Kejahatan Kehutanan Di Sulsel Meningkat Selama Pandemi

SHARE

Kejahatan Kehutanan Di Sulsel Meningkat Selama Pandemi


CARAPANDANG.COM - Kejahatan kehutanan, khususnya pembalakan liar (illegal logging), di Sulawesi Selatan meningkat pada masa pandemi COVID-19 dengan pola memanfaatkan masyarakat lokal sekitar hutan untuk melakukan pembalakan.

"Sementara penegakan hukum umumnya sampai pada pelaku lapangan dan jarang menyentuh pedagang kayu maupun aktor di belakang layar," kata Direktur Eksekutif Jurnal Celebes Mustam Arif pada jumpa media di Kafe Baca, Makassar, Sabtu.

Dia mengatakan dari sembilan kasus penangkapan kayu ilegal yang dicatat Jurnal Celebes selama pandemi, hampir semua pelaku yang diproses hukum, adalah warga masyarakat yang ditangkap karena menebang atau mengangkut kayu. Umumnya mereka diminta atau bekerja sama dengan pembeli atau pengusaha kayu.

Sedangkan pihak yang menggunakan jasa warga, hampir semuanya lolos dari jerat proses hukum. Kecuali, kasus perusakan hutan di kawasan konservasi Komara, Takalar.

Setelah seorang warga diproses hukum sampai vonis pengadilan sebagai pelaku, pihak kepolisian mengembangkan kasus ini. Akhirnya menetapkan tersangka dan menahan seorang tokoh masyarakat yang juga Wakil Ketua DPRD Kabupaten Takalar.

Menurut dia, pebisnis atau penjual kayu tampaknya memanfaatkan kesempatan di masa pandemi. Ketika aktivitas masyarakat dibatasi Pembatasan Sosial Berskala Besar (SBB), atau dalam skala terbatas, momentum ini dimanfaatkan untuk melakukan pembalakan di hutan, karena situasi relatif aman.

"Kesempatan di masa pandemi bukan hanya dilakukan para pedagang kayu.
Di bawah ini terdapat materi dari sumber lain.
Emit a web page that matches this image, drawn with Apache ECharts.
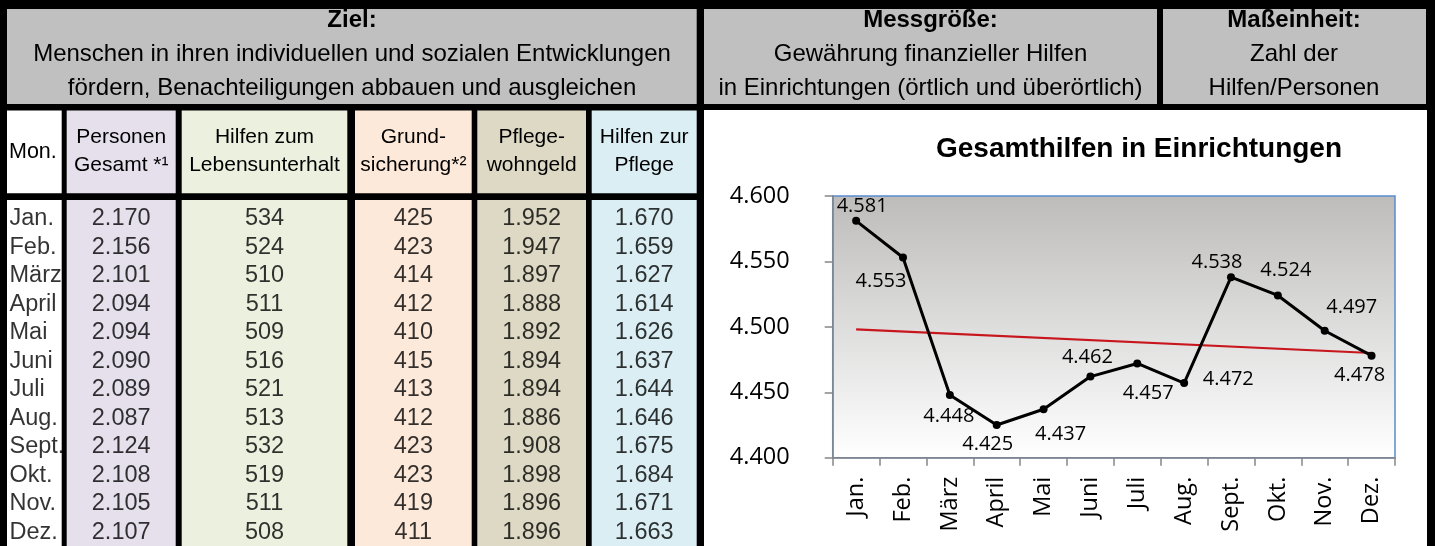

Masyarakat lokal sekitar hutan yang pendapatannya berkurang akibat dampak pandemi, juga terpicu memanfaatkan situasi ini," ujar Mustam.

Akibatnya pada masa pandemi, lanjut dia, baik pihak pengusaha/pedagang maupun masyarakat yang sama-sama terdesak kebutuhan, bersimbiosis mutualisme melakukan pembalakan liar. Sama-sama memanfaatkan situasi, ketika intensitas pengawasan hutan menurun karena berlakunya PSBB Covid-19.

Dari hasil pemantauan para pemantau independen dampingan JURnaL Celebes di beberapa kabupaten, ditemukan indikasi kejahatan pembalakan liar dilakukan dengan melibatkan atau 'bekerja sama'' dengan masyarakat lokal di sekitar kawasan hutan.

Dalam hal ini, pengusaha atau pengepul kayu memanfaatkan orang-orang lokal untuk melakukan penebangan.

Batang kayu yang ditebang dikumpulkan di tempat tertentu. Setelah kayu terkumpul, lalu diangkut truk dibawa ke tempat pengumpulan setelah dari hutan, atau langsung ke industri pengolahan kayu, atau tempat penggergajian.

Dari hasil pemantauan kegiatan yang didukung FAO-FLEGT Programme ini, ada indikasi masyarakat lokal yang terlibat dalam jual beli kayu, punya risiko hukum, dibanding pengusaha atau pembeli kayu yang memanfaatkan jasa masyarakat lokal.

Ketika pelaku lapangan diketahui petugas, yang ditangkap dan diproses hukum adalah pelaku warga masyarakat. Masyarakat yang menebang kayu, kalau tidak sempat melarikan diri, akan ditangkap petugas. Diproses hukum sampai ke pengadilan.

Sementara pihak pengusaha atau pendagang kayu yang memanfaatkan jasa masyarakat untuk menebang kayu, jarang tersentuh hukum. Padahal mereka sebenarnya adalah pemilik kayu ilegal.

Pemantau menduga, di antara pihak pembeli maupun penebang ada kesepakatan untuk tutup mulut dengan, kompensasi tertentu. Dugaan lain, penebang kayu dari masyarakat setelah ditangkap petugas, tidak bisa mengungkap siapa yang mengajak kerja sama melakukan pembalakan liar karena sudah hilang jejak.

Pemantau juga menduga pelaku kejahatan dari pihak pembeli/pengusaha kayu dengan cara ilegal, menggunakan pola ‘’rantai putus’’ untuk menghilangkan jejak. Hasil pantauan ini diharapkan dapat menjadi referensi bagi penegak hukum, agar pelaku utama pembalakan liar dapat diproses secara hukum.